# Some rare photos of Queen Elizabeth II



## Forkie (Sep 9, 2015)

On the day that Queen Elizabeth II sets the record for the world's longest reigning queen, surpassing her great-great grandmother who reigned for 63 years, 216 days, here are some rare photos of Queen Elizabeth growing up, shot by Lisa Sheridan.  There's also a nice shot of Lisa with her camera in there.  
Rarely seen pictures of Queen Elizabeth - BBC News


----------



## JacaRanda (Sep 9, 2015)

Thanks for sharing Forkie.

By chance have you seen 'The Tudors'?  About the Show

I watched the series on Netflix and was fascinated by many aspects; the history, the wardrobes, the castles, the brutality etc.

I am ignorant of most Brittish history, and would like to know what others think of a series like The Tudors. 

Perhaps I should start another thread.


----------



## Forkie (Sep 9, 2015)

I loved The Tudors!  I have to say, I wasn't that thrilled about Jonathan Rhys Mehers as Henry VIII - his appearance didn't make me think Henry VIII at all - I think Henry would have been far more imposing if he was played by a larger actor, but I thought his acting, despite his appearance was great.
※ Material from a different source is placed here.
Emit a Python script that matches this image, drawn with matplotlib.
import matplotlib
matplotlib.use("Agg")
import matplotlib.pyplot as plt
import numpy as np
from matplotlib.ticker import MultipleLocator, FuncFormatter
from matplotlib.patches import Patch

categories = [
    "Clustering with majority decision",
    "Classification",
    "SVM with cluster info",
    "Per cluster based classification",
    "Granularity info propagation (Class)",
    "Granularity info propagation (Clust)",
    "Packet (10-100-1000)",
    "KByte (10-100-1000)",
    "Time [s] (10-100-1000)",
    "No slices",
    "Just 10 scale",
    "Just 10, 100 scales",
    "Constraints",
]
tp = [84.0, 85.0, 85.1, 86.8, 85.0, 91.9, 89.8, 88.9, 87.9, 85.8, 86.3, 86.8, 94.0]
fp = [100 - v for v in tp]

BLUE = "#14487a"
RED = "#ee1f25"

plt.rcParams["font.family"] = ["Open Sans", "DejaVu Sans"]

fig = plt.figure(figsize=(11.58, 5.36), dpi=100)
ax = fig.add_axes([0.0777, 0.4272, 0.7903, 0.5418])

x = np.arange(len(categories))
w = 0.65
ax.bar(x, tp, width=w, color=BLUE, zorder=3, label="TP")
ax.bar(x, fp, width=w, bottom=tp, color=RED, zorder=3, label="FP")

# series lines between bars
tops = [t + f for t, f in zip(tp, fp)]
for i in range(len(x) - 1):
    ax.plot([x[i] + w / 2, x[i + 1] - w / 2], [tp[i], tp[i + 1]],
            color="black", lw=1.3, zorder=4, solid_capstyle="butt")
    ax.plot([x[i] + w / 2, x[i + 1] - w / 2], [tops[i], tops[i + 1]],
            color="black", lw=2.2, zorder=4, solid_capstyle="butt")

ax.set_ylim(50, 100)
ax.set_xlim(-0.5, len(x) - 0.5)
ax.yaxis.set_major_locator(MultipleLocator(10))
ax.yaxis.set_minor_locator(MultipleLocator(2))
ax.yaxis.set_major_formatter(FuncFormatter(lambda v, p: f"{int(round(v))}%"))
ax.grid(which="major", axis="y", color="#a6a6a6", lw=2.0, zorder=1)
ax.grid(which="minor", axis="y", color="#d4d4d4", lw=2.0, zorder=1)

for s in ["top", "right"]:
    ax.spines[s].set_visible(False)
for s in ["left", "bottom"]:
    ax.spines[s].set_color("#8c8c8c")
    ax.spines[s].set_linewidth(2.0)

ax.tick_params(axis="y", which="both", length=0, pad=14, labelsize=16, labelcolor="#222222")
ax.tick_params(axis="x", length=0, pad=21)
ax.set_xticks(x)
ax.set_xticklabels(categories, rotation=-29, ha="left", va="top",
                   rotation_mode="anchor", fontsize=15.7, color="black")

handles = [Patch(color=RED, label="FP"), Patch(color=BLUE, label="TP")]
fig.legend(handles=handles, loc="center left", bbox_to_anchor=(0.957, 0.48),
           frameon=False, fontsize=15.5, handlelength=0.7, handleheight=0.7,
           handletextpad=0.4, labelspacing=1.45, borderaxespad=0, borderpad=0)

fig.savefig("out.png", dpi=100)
Although, Natalie Dormer more than made up for it as Anne Boleyn   

Coincidentally, I took a cycle ride to Hampton Court Palace on Sunday, which was Henry VIII's palace and is only a 10 mile/45 mins bike ride from my house:


----------



## Designer (Sep 9, 2015)

Naturally, I've heard of Twickenham, and Wimbledon, and you're close to Kensington and Heathrow, as well.  Thank you for the history and geography lessons.


----------



## Forkie (Sep 10, 2015)

Designer said:


> Naturally, I've heard of Twickenham, and Wimbledon, and you're close to Kensington and Heathrow, as well.  Thank you for the history and geography lessons.



Glad to be of service!  

If you look at the map, in the top right hand corner you can see Kensington Palace, where Prince William and Kate live and just to the right of that, you can see where Buckingham Palace is, where obviously, Her Madge lives.


----------



## JacaRanda (Sep 10, 2015)

Forkie said:


> I loved The Tudors!  I have to say, I wasn't that thrilled about Jonathan Rhys Mehers as Henry VIII - his appearance didn't make me think Henry VIII at all - I think Henry would have been far more imposing if he was played by a larger actor, but I thought his acting, despite his appearance was great.
> 
> Although, Natalie Dormer more than made up for it as Anne Boleyn  [emoji14]umpformylove:
> 
> ...


Thank you for your response. I look forward to sharing it with coworkers I got hooked on The Tudors.


----------